Let's step through the lines one by one.


#!/bin/bash

This tells the shell to use bash to run the script.

tex_file=$1
name=`cut -f1 -d'.' <<< $tex_file`
echo Operating on $name...

This segment takes in a variable tex_file that holds the name of the Latex file to convert. It then trims off the extension and saves it as the name of the project.

rm -f -- $name-trimmed.html.txt temp.html links.sh
This clears out the temporary files we'll use later.

latex2html -no_navigation -auto_prefix -split 0 -info "" -noaddress $tex_file
This is the most important part. There is actually a pre-existing program called latex2html that does just what it suggests. It doesn't do a perfect job, and blogspot has a number of idiosyncrasies, most of the rest of the script is accommodating the personality of this wonderful (seriously) program.

xmllint --format --html $name/index.html > index.html.new
mv -f index.html.new $name/index.html

xmllint is an excellent program that cleans up XML and HTML. I use it here to make the HTML much nicer to look at and process later.
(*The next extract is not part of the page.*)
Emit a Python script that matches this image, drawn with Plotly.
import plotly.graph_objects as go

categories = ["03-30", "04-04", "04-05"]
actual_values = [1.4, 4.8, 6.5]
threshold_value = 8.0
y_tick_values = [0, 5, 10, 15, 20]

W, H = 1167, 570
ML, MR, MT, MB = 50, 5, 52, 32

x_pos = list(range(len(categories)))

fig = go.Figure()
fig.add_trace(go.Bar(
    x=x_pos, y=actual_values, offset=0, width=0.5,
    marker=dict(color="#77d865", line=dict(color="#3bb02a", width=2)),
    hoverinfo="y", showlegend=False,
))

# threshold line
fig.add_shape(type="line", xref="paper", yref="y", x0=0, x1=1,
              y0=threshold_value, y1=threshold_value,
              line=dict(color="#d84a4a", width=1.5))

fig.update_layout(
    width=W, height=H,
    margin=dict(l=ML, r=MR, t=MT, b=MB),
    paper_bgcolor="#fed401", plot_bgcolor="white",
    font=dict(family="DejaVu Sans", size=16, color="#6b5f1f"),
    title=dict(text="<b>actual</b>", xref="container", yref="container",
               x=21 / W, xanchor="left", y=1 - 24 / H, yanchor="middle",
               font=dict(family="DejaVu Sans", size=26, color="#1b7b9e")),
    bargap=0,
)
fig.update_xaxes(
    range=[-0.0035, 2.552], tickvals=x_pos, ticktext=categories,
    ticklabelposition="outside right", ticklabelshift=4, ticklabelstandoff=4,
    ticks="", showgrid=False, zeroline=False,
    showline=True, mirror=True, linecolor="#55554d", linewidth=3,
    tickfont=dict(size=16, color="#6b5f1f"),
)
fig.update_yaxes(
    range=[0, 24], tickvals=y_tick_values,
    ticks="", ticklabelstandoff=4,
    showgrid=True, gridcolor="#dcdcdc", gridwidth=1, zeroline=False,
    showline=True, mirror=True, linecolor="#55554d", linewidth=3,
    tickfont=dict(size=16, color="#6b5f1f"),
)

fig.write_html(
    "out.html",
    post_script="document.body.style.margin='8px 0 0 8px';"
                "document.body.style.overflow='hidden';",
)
arg="'s/src="'"'$name'-img/src="http:\/\/jonathanwellons.com\/'$name'\/'$name'-img/g'"'"
echo $arg
echo perl -pi -e $arg $name/index.html >> links.sh
chmod 755 links.sh
./links.sh

One of Blogspot's weaknesses (to me) is image uploading. It seems that you can only upload five at a time, and even without that restriction, I wouldn't put up with the hassle of uplaoding the dozens of images needed for a blog entry generated from Latex. This is especially true because many of them could change as the source document is corrected or refined. Instead, I host the images on my personal site and change the links produced by latex2html to use these new URLs.

purge-html.pl $name/index.html >> $name-trimmed.html.txt
Much of the HTML tags produced by Latex2html are redundant or interact poorly with Blogspot. This is a program I wrote to strip most HTML tags, which can be found at the end of the file. I originally set out to use Perl's HTML::Parser module, but this turned out to be easier to do myself. This leaves a file that can be opened in any text editor and copied into the Blogspot editing interface. For my last entry, it was barrels-of-gold-trimmed.html.txt.
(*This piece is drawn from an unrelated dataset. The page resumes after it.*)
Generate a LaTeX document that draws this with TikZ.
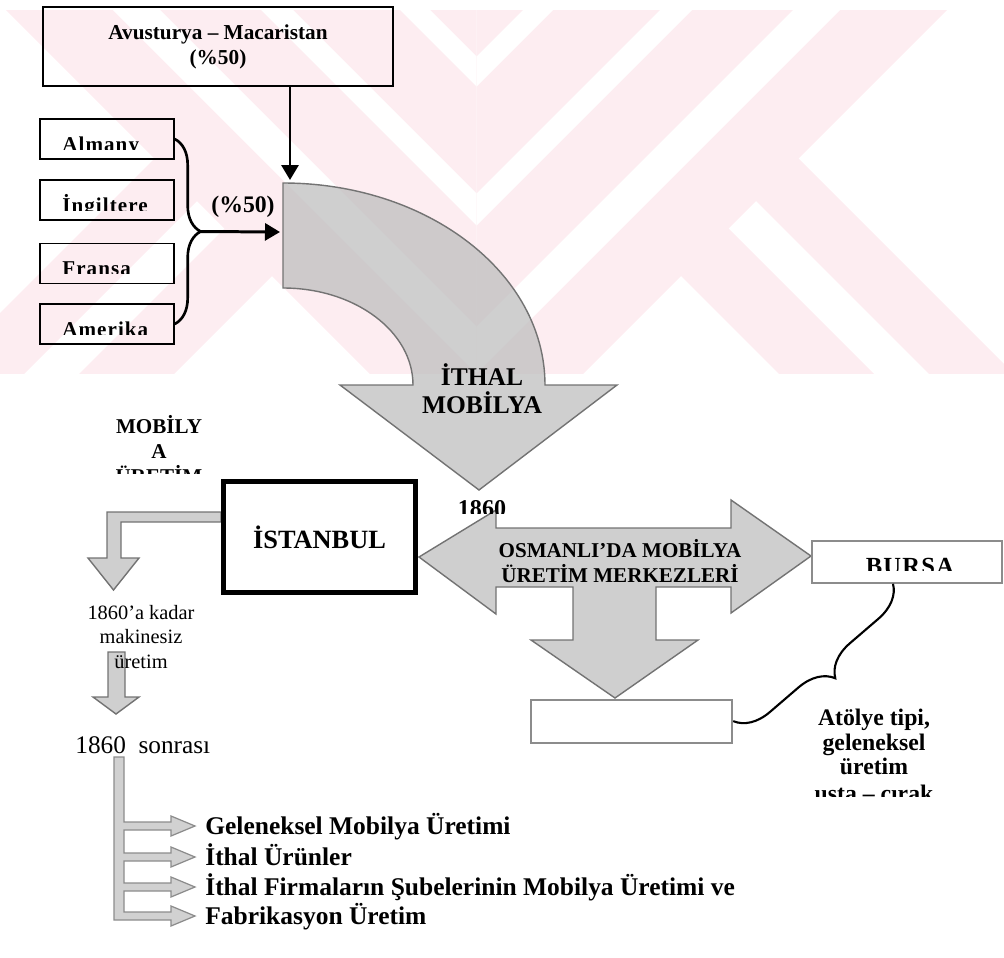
\documentclass[tikz,border=0pt]{standalone}
\usepackage{fontspec}
\setmainfont{Liberation Serif}
\newfontfamily\spacedserif[LetterSpace=5]{Liberation Serif}
\usetikzlibrary{positioning, arrows.meta, decorations.pathreplacing, calc}
\definecolor{wmpink}{RGB}{253,237,241}

% one half of the background logo (mirrored for the other half)
\newcommand{\wmhalf}{%
  \begin{scope}
    \clip (476.5,0) rectangle (1010,380);
    \fill[wmpink] (476.5,0) -- (957,0) -- (577,380) -- (476.5,380) -- cycle;
    \fill[wmpink] (652.5,247.5) -- (785,380) -- (880,380) -- (700,200) -- cycle;
    \fill[wmpink] (727.5,172.5) -- (935,380) -- (1020,380) -- (770,130) -- cycle;
    \fill[white] (533,0) -- (563,0) -- (183,380) -- (153,380) -- cycle;
    \fill[white] (670,0) -- (702,0) -- (322,380) -- (290,380) -- cycle;
    \fill[white] (803,0) -- (850,0) -- (470,380) -- (423,380) -- cycle;
  \end{scope}}

\begin{document}
\begin{tikzpicture}[x=0.02cm, y=-0.02cm,
        every node/.style={inner sep=0pt},
        srcbox/.style={draw, line width=0.8pt},
        ctrybox/.style={draw, line width=0.8pt, minimum width=2.68cm, minimum height=0.8cm},
        ctrylbl/.style={anchor=base west, font=\spacedserif\bfseries\fontsize{12}{14}\selectfont},
        grayframe/.style={draw=black!45, line width=0.9pt},
        blockarrow/.style={fill=black!25, fill opacity=0.75, draw=black!55, line width=0.8pt},
        treearrow/.style={fill=black!18, draw=black!45, line width=0.7pt},
        fatarrow/.style={line width=1.7pt, -{Triangle[length=0.3cm, width=0.34cm]}},
        bracket/.style={decorate, decoration={brace, amplitude=0.52cm}, line width=1.5pt},
        bigbrace/.style={decorate, decoration={brace, amplitude=0.68cm}, line width=1.2pt},
        bold/.style={font=\bfseries\fontsize{#1}{#1}\selectfont},
        plain/.style={font=\fontsize{#1}{#1}\selectfont}
    ]
    \useasboundingbox (0,0) rectangle (1004,957);

    % background logo
    \begin{scope}
        \clip (0,10) rectangle (1004,373);
        \wmhalf
        \begin{scope}[shift={(953,0)}, xscale=-1]
            \wmhalf
        \end{scope}
    \end{scope}

    % curved import arrow
    \draw[blockarrow] (283,183) .. controls (427.7,183) and (545,273.4) .. (545,385)
        -- (617,385) -- (479,490) -- (340,385) -- (413,385)
        .. controls (413,331.4) and (354.8,288) .. (283,288) -- cycle;
    \coordinate (ithaltop) at (290,180);
    \coordinate (ithalin) at (280,232);

    % centres double arrow
    \draw[blockarrow] (419,557) -- (496,510) -- (496,528) -- (731,528) -- (731,500)
        -- (811,556) -- (731,613) -- (731,587) -- (656,587) -- (656,640) -- (698,640)
        -- (615,698) -- (531,640) -- (573,640) -- (573,587) -- (496,587) -- (496,614) -- cycle;

    % istanbul side arrows
    \draw[blockarrow] (221,512) -- (107,512) -- (107,558) -- (88,558) -- (113.5,590)
        -- (139,558) -- (121,558) -- (121,522) -- (221,522) -- cycle;
    \draw[blockarrow] (108,652) -- (125,652) -- (125,697) -- (139,697) -- (116,714)
        -- (93,697) -- (108,697) -- cycle;

    % after 1860 tree
    \draw[treearrow] (114,757) -- (124,757) -- (124,822) -- (171,822) -- (171,816) -- (195,826)
        -- (171,836) -- (171,830) -- (124,830)
        -- (124,853) -- (171,853) -- (171,847) -- (195,857) -- (171,867) -- (171,861) -- (124,861)
        -- (124,883) -- (171,883) -- (171,877) -- (195,887) -- (171,897) -- (171,891) -- (124,891)
        -- (124,912) -- (171,912) -- (171,906) -- (195,916) -- (171,926) -- (171,920) -- (114,920) -- cycle;

    % sources
    \node[srcbox, minimum width=7cm, minimum height=1.58cm, align=center,
          font=\bfseries\fontsize{12.1}{14.2}\selectfont] (aust) at (218,46.5)
        {Avusturya – Macaristan\\(\%50)};
    \node[ctrybox] (almany) at (107,139) {};
    \node[ctrybox] (ingiltere) at (107,200) {};
    \node[ctrybox] (fransa) at (107,263.5) {};
    \node[ctrybox] (amerika) at (107,324) {};
    \begin{scope}
        \clip (40,100) rectangle (174,149);
        \node[ctrylbl] (almanylbl) at (62,151) {Almany};
    \end{scope}
    \begin{scope}
        \clip (40,170) rectangle (174,210);
        \node[ctrylbl] (ingilterelbl) at (62,212) {İngiltere};
    \end{scope}
    \begin{scope}
        \clip (40,240) rectangle (174,273);
        \node[ctrylbl] (fransalbl) at (62,275) {Fransa};
    \end{scope}
    \begin{scope}
        \clip (40,300) rectangle (174,334);
        \node[ctrylbl] (amerikalbl) at (62,336) {Amerika};
    \end{scope}

    \draw[fatarrow] (aust.south -| ithaltop) -- (ithaltop);
    \draw[bracket] (almany.east) -- (amerika.east);
    \coordinate (brmid) at ($(almany.east)!0.5!(amerika.east)$);
    \draw[fatarrow] ([xshift=0.52cm]brmid) -- (ithalin);
    \node[bold=13.5] (share) at (243,207) {(\%50)};

    \node[align=center, font=\bfseries\fontsize{14.5}{16}\selectfont] (ithal) at (482,389)
        {İTHAL\\MOBİLYA};

    % production centres
    \begin{scope}
        \clip (100,400) rectangle (220,473);
        \node[align=center, font=\bfseries\fontsize{12}{14.2}\selectfont] (uretim) at (159,450)
            {MOBİLY\\A\\ÜRETİM};
    \end{scope}
    \node[draw, line width=2.85pt, minimum width=3.84cm, minimum height=2.22cm,
          font=\bfseries\fontsize{15}{18}\selectfont] (istanbul) at (319.5,537) {İSTANBUL};
    \begin{scope}
        \clip (440,480) rectangle (530,513);
        \node[bold=13.7, anchor=base] (yil) at (482,516) {1860};
    \end{scope}
    \node[align=center, font=\bfseries\fontsize{12}{14.2}\selectfont] (merkez) at (620,561)
        {OSMANLI’DA MOBİLYA\\ÜRETİM MERKEZLERİ};
    \node[grayframe, minimum width=3.8cm, minimum height=0.84cm] (bursa) at (907,562) {};
    \begin{scope}
        \clip (812,541) rectangle (1002,570);
        \node[anchor=base, font=\spacedserif\bfseries\fontsize{14}{14}\selectfont] (bursalbl)
            at (910,574) {BURSA};
    \end{scope}
    \node[grayframe, minimum width=4.02cm, minimum height=0.86cm] (bos) at (631.5,721.5) {};
    \draw[bigbrace] ([xshift=-0.28cm]bursa.south) -- (bos.east);
    \node[align=center, font=\bfseries\fontsize{13.5}{14}\selectfont] (atolye) at (874,742)
        {Atölye tipi,\\geleneksel\\üretim};
    \begin{scope}
        \clip (780,770) rectangle (980,796);
        \node[bold=13.5, anchor=base] (usta) at (874,801) {usta – çırak};
    \end{scope}

    % istanbul before / after 1860
    \node[align=center, font=\fontsize{11.6}{13.7}\selectfont] (once) at (141,637)
        {1860’a kadar\\makinesiz\\üretim};
    \node[plain=14.4, anchor=base west] (sonra) at (75,753.5) {1860\ \ sonrası};
    \node[bold=14.5, anchor=base west] (dal1) at (205,834.5) {Geleneksel Mobilya Üretimi};
    \node[bold=14.5, anchor=base west] (dal2) at (205,865.5) {İthal Ürünler};
    \node[bold=14.5, anchor=base west] (dal3) at (205,895.5) {İthal Firmaların Şubelerinin Mobilya Üretimi ve};
    \node[bold=14.5, anchor=base west] (dal4) at (205,924.5) {Fabrikasyon Üretim};

\end{tikzpicture}
\end{document}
rsync -vaz $name/ jonathan@my_servers_ip:/var/www/jonathan/$name
Finally, push all the images produced by latex2html up to my server.

Any comments or ways to improve are welcome (I am sure there are many). In particular, if someone knows a way to better clean up the spacing and get rid of the borders on the images that Blogspot's CSS adds, that would be helpful.

Appendix: purge-html.pl



#!/usr/bin/perl -w

use strict;
use HTML::Parser;
use Data::Dumper;

my $file = shift;
my $okay_tags = {
    'img' => 1, 'table' => 1,
    'td' => 1, 'i' => 1,
    'tr' => 1, 'div' => 1,
    'a' => 1, 'h2' => 1,
};
my $no_content_tags = {
    'title' => 1, 'h1' => 1,
};

open(IN, "<$file") or die "Couldn't open $file: $!";
undef $/;
my $data = <IN>;
$data =~ s/<!--[^>]*>//gs;
my $lines = [ split('<', $data) ];
my $result = '';
foreach my $line (@$lines) {
    $line = '<' . $line;
    if ($line =~ /^<$/) {next;}
    if ($line =~ /^<!/) {next;}

    $line =~ /<(\/?)([^ >]*)([^>]*)>(.*)/s;
    my $end = $1;
    my $tag = $2;
    my $rest = $3;
    my $content = $4;

    my $temp_result = '';

    if ($tag =~ /^a$/) {
        if ($rest =~ /(.*")(.*)(#.*)/) {
            $rest = "$1$3";
        }
        $result =~ s/\n$/ /;
    }

    if ($okay_tags->{$tag}) {
        $temp_result = '<' . $end . $tag . $rest .'>';
    }
    unless($no_content_tags->{$tag}) {
        $temp_result .= $content;
    }
    if ($tag =~ /^a$/ || $content =~ /^$/) {
        $temp_result =~ s/\n//g;
    }
    $result .= $temp_result;
}

$result =~ s/\n\n*/\n/sg;
$result =~ s/^\n//g;
print $result;

2 comments:

Anonymous said...

Dude, one word: MathML.

Do you read Jacques Distler at UT? He's involved a lot in the XHTML/HTML5/Atom scene, and as you can see on his blog, gets away with some pretty sick formulas.

Anonymous said...

Thank you for such a interesting post!